The SFPA has not quantified or estimated the magnitude of the under-reporting of pelagic catches which can reasonably be assumed to have occurred for some time by vessels identified as operating with inaccurate capacity tables.

The report concluded that there were “some severe and significant weaknesses in the Irish control system, in particular regarding the unquantified and so far unaccounted for, historical underreporting of catches of pelagic species by the Irish fleet; the impediment to an effective control of weighing operations of the continued application of the Control Plan to allow weighing in premises; the lack of effective enforcement and sanctioning of non-compliance; and the complete lack of control or enforcement of the illegal targeting, capture and landing of bluefin tuna by recreational vessels.”

Following that outcome, the commission conducted an administrative audit that was completed last year.

This highlighted that 33 cases passed to the DPP resulted in no prosecution. The EU now wants “a digital copy of the 33 files as submitted to the DPP by the SFPA” and “a copy of the detailed reason provided to the SFPA by the DPP for the decision not to prosecute in each case”.

'40,000 tonnes over quota'

The audit also estimates that, over a four-year period, Ireland overfished its quotas for pelagic fish by in excess of 40,000 tonnes.

The audit was received by Charlie McConalogue, the Minister for Agriculture, Food, and the Marine, in December 2020.

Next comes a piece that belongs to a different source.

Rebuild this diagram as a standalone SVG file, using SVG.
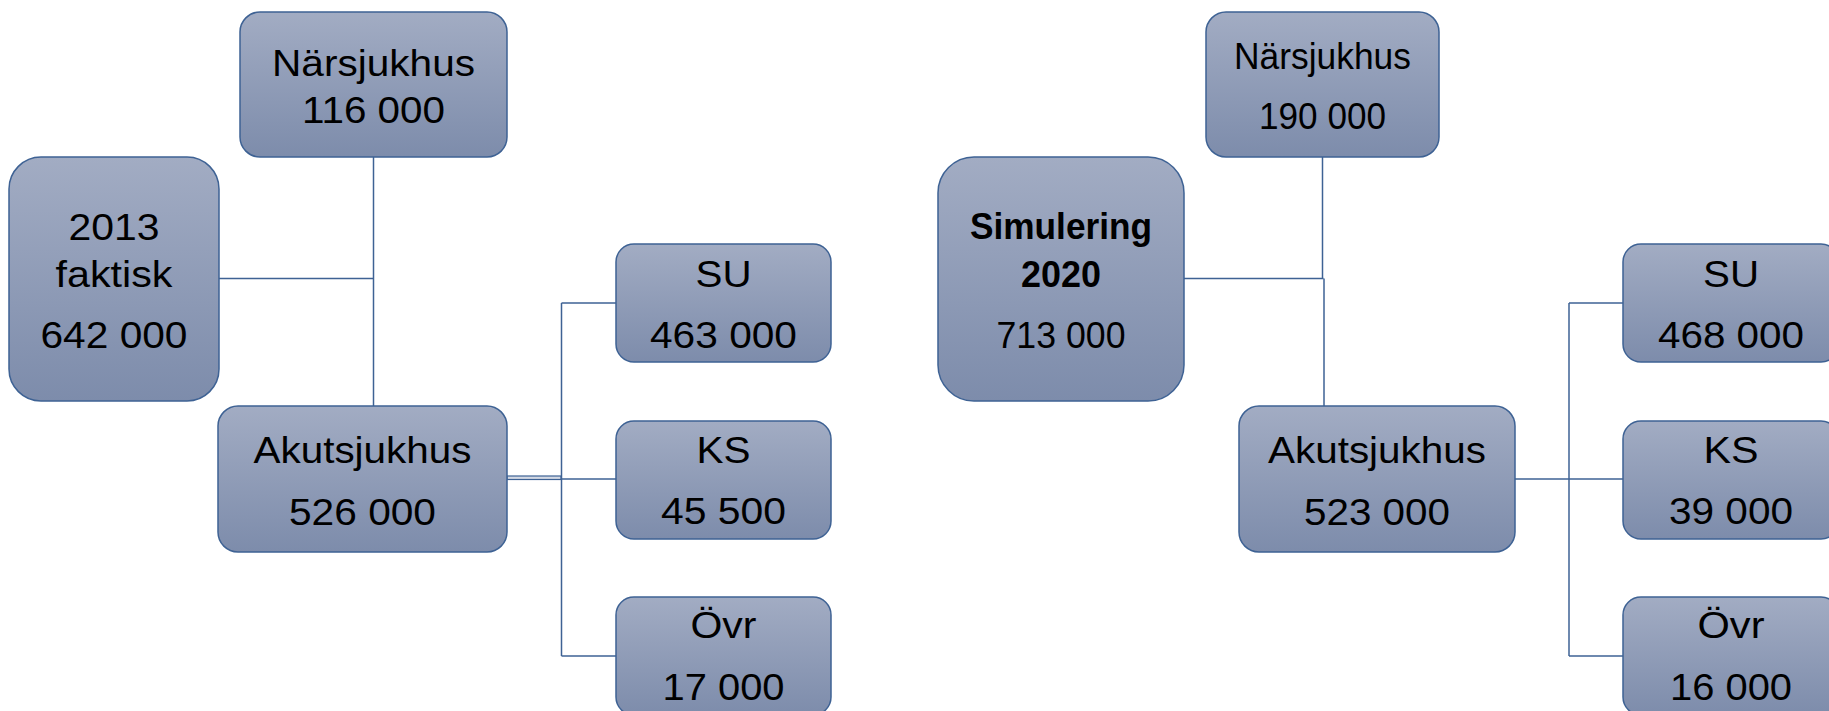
<svg xmlns="http://www.w3.org/2000/svg" width="1829" height="711" viewBox="0 0 1829 711">
  <defs>
    <linearGradient id="g" x1="0" y1="0" x2="0" y2="1">
      <stop offset="0" stop-color="#A2ACC3"/>
      <stop offset="1" stop-color="#7D8CAB"/>
    </linearGradient>
    <style>
      .box { fill: url(#g); stroke: #3E6294; stroke-width: 1.5; }
      .t { font-family: "Liberation Sans", Arial, sans-serif; font-size: 37.5px; fill: #000; text-anchor: middle; }
      .b { font-weight: bold; }
      .c { stroke: #3E6294; stroke-width: 1.5; fill: none; }
    </style>
  </defs>
  <rect width="1829" height="711" fill="#FFFFFF"/>

  <g id="connectors">
    <!-- left panel -->
    <line class="c" x1="219" y1="278.5" x2="373.5" y2="278.5"/>
    <line class="c" x1="373.5" y1="157" x2="373.5" y2="406"/>
    <rect x="507" y="476" width="54" height="3.5" fill="#D3D9E4" stroke="#3E6294" stroke-width="1.2"/>
    <line class="c" x1="561.5" y1="303" x2="561.5" y2="656"/>
    <line class="c" x1="561.5" y1="303" x2="616" y2="303"/>
    <line class="c" x1="561.5" y1="479" x2="616" y2="479"/>
    <line class="c" x1="561.5" y1="656" x2="616" y2="656"/>
    <!-- right panel -->
    <line class="c" x1="1184" y1="278.5" x2="1323.5" y2="278.5"/>
    <line class="c" x1="1322.5" y1="157" x2="1322.5" y2="278.5"/>
    <line class="c" x1="1324" y1="278.5" x2="1324" y2="406"/>
    <line class="c" x1="1515" y1="479" x2="1623" y2="479"/>
    <line class="c" x1="1569" y1="303" x2="1569" y2="656"/>
    <line class="c" x1="1569" y1="303" x2="1623" y2="303"/>
    <line class="c" x1="1569" y1="656" x2="1623" y2="656"/>
  </g>

  <!-- Left panel nodes -->
  <g id="l-narsjukhus">
    <rect class="box" x="240" y="12" width="267" height="145" rx="20"/>
    <text class="t" x="373.5" y="76" textLength="203" lengthAdjust="spacingAndGlyphs">Närsjukhus</text>
    <text class="t" x="373.5" y="123" textLength="143" lengthAdjust="spacingAndGlyphs">116 000</text>
  </g>
  <g id="l-2013">
    <rect class="box" x="9" y="157" width="210" height="244" rx="32"/>
    <text class="t" x="114" y="240" textLength="91" lengthAdjust="spacingAndGlyphs">2013</text>
    <text class="t" x="114" y="287" textLength="117" lengthAdjust="spacingAndGlyphs">faktisk</text>
    <text class="t" x="114" y="348" textLength="147" lengthAdjust="spacingAndGlyphs">642 000</text>
  </g>
  <g id="l-akutsjukhus">
    <rect class="box" x="218" y="406" width="289" height="146" rx="20"/>
    <text class="t" x="362.5" y="463" textLength="218" lengthAdjust="spacingAndGlyphs">Akutsjukhus</text>
    <text class="t" x="362.5" y="525" textLength="147" lengthAdjust="spacingAndGlyphs">526 000</text>
  </g>
  <g id="l-su">
    <rect class="box" x="616" y="244" width="215" height="118" rx="18"/>
    <text class="t" x="723.5" y="287" textLength="56" lengthAdjust="spacingAndGlyphs">SU</text>
    <text class="t" x="723.5" y="348" textLength="147" lengthAdjust="spacingAndGlyphs">463 000</text>
  </g>
  <g id="l-ks">
    <rect class="box" x="616" y="421" width="215" height="118" rx="18"/>
    <text class="t" x="723.5" y="463" textLength="54" lengthAdjust="spacingAndGlyphs">KS</text>
    <text class="t" x="723.5" y="524" textLength="125" lengthAdjust="spacingAndGlyphs">45 500</text>
  </g>
  <g id="l-ovr">
    <rect class="box" x="616" y="597" width="215" height="118" rx="18"/>
    <text class="t" x="723.5" y="638" textLength="66" lengthAdjust="spacingAndGlyphs">Övr</text>
    <text class="t" x="723.5" y="700" textLength="122" lengthAdjust="spacingAndGlyphs">17 000</text>
  </g>

  <!-- Right panel nodes -->
  <g id="r-narsjukhus">
    <rect class="box" x="1206" y="12" width="233" height="145" rx="20"/>
    <text class="t" x="1322.5" y="69" textLength="177" lengthAdjust="spacingAndGlyphs">Närsjukhus</text>
    <text class="t" x="1322.5" y="129" textLength="127" lengthAdjust="spacingAndGlyphs">190 000</text>
  </g>
  <g id="r-simulering">
    <rect class="box" x="938" y="157" width="246" height="244" rx="36"/>
    <text class="t b" x="1061" y="239" textLength="182" lengthAdjust="spacingAndGlyphs">Simulering</text>
    <text class="t b" x="1061" y="287" textLength="80" lengthAdjust="spacingAndGlyphs">2020</text>
    <text class="t" x="1061" y="348" textLength="129" lengthAdjust="spacingAndGlyphs">713 000</text>
  </g>
  <g id="r-akutsjukhus">
    <rect class="box" x="1239" y="406" width="276" height="146" rx="20"/>
    <text class="t" x="1377" y="463" textLength="218" lengthAdjust="spacingAndGlyphs">Akutsjukhus</text>
    <text class="t" x="1377" y="525" textLength="146" lengthAdjust="spacingAndGlyphs">523 000</text>
  </g>
  <g id="r-su">
    <rect class="box" x="1623" y="244" width="216" height="118" rx="18"/>
    <text class="t" x="1731" y="287" textLength="56" lengthAdjust="spacingAndGlyphs">SU</text>
    <text class="t" x="1731" y="348" textLength="146" lengthAdjust="spacingAndGlyphs">468 000</text>
  </g>
  <g id="r-ks">
    <rect class="box" x="1623" y="421" width="216" height="118" rx="18"/>
    <text class="t" x="1731" y="463" textLength="55" lengthAdjust="spacingAndGlyphs">KS</text>
    <text class="t" x="1731" y="524" textLength="124" lengthAdjust="spacingAndGlyphs">39 000</text>
  </g>
  <g id="r-ovr">
    <rect class="box" x="1623" y="597" width="216" height="118" rx="18"/>
    <text class="t" x="1731" y="638" textLength="67" lengthAdjust="spacingAndGlyphs">Övr</text>
    <text class="t" x="1731" y="700" textLength="122" lengthAdjust="spacingAndGlyphs">16 000</text>
  </g>
</svg>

A spokesperson for the minister said that the findings were under active consideration and Ireland would be engaging with the commission on the matter at the earliest opportunity.

“In advance of this engagement, the minister is not in a position to comment on the findings of the inquiry and the package of measures that the commissioner has set out.”

The spokesperson said the minister was satisfied that the SFPA had the resources and capability to ensure delivery of its obligations.

“Additional funds have been allocated over recent years to strengthen the authority.”